Out of all the lines below, count those with the word "chart". Give the number only.
───
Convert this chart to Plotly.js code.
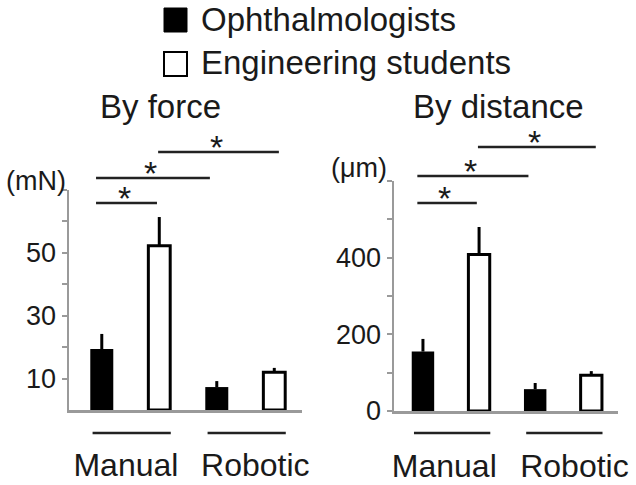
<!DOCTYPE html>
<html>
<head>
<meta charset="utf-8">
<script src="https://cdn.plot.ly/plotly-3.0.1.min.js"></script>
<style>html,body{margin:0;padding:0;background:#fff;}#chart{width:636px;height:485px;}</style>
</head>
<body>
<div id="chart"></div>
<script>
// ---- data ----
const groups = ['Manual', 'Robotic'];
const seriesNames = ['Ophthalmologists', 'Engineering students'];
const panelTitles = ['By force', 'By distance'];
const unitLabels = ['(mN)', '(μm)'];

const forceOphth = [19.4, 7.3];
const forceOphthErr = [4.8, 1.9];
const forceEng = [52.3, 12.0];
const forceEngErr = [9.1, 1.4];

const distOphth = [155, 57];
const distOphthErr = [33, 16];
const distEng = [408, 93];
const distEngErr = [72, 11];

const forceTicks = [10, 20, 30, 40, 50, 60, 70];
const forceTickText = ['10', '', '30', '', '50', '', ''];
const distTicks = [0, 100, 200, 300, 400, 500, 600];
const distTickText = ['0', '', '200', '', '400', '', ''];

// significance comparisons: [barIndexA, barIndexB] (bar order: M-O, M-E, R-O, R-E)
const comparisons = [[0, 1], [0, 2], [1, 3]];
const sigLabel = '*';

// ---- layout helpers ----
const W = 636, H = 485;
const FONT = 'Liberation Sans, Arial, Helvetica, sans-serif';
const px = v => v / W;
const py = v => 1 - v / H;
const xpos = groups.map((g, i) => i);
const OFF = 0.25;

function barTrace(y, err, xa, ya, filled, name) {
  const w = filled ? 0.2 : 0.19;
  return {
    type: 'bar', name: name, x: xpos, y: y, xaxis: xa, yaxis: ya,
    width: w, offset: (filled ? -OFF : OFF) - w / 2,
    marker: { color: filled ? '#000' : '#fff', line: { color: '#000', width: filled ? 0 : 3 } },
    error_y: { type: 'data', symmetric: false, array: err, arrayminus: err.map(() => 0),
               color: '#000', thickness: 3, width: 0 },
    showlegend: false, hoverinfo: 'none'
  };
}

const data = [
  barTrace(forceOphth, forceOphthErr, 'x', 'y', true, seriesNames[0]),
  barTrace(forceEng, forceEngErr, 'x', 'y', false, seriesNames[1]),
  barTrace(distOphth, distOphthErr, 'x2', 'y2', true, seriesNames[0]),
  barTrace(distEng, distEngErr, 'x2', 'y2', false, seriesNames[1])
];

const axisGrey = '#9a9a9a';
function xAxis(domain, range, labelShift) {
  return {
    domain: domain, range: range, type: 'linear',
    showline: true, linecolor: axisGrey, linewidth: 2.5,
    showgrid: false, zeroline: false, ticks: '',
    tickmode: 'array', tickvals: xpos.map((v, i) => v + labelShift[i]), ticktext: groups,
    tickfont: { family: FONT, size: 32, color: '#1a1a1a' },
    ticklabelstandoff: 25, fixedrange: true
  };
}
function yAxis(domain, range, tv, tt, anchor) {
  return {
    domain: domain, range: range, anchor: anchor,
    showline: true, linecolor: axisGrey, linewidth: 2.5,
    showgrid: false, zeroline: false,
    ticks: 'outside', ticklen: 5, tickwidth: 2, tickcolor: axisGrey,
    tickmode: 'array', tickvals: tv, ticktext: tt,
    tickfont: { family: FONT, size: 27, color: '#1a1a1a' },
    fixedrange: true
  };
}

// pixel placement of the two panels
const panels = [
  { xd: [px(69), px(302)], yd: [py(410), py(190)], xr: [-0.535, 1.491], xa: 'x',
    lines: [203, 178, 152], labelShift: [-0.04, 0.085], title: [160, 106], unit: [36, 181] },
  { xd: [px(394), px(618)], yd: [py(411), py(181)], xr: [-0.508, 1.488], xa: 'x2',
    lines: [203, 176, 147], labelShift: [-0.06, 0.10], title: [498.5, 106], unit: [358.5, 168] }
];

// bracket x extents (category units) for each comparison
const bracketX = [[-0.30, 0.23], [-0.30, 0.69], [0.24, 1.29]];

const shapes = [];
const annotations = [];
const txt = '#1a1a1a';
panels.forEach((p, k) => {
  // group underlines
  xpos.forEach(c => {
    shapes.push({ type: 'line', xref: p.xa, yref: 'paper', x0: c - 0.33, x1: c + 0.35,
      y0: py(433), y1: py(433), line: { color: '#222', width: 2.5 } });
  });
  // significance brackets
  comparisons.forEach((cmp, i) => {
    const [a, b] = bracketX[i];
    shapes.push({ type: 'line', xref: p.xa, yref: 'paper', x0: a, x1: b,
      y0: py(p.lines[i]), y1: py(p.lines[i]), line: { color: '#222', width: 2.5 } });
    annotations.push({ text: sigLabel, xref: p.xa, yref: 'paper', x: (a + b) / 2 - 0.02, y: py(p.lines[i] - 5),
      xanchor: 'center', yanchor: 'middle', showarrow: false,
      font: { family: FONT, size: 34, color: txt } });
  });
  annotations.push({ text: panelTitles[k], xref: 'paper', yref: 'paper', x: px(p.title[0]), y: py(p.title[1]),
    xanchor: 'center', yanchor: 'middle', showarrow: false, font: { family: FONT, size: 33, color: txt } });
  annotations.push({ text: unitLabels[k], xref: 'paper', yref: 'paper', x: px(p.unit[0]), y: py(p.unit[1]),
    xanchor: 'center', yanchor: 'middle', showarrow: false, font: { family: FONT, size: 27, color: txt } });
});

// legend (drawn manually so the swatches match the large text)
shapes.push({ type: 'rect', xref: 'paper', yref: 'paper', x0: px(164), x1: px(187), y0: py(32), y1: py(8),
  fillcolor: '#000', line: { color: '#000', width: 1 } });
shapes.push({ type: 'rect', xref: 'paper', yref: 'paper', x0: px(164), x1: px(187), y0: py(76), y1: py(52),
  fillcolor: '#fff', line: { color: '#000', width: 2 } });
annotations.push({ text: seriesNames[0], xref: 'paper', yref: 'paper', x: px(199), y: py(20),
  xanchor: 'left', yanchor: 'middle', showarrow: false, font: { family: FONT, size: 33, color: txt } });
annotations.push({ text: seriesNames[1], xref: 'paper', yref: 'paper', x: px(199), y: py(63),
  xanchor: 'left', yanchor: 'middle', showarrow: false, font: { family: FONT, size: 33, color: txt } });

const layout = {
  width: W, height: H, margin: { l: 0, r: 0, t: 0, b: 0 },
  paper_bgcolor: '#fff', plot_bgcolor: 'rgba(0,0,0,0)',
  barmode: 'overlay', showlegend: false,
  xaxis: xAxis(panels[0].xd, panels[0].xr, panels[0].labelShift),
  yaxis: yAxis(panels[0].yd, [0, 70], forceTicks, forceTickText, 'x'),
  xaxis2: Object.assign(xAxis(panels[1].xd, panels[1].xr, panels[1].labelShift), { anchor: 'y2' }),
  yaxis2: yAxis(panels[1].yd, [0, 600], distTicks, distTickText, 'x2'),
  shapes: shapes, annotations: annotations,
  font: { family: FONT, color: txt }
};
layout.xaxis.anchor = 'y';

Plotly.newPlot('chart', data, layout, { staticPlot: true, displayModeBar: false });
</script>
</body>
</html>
───
Finished task:
4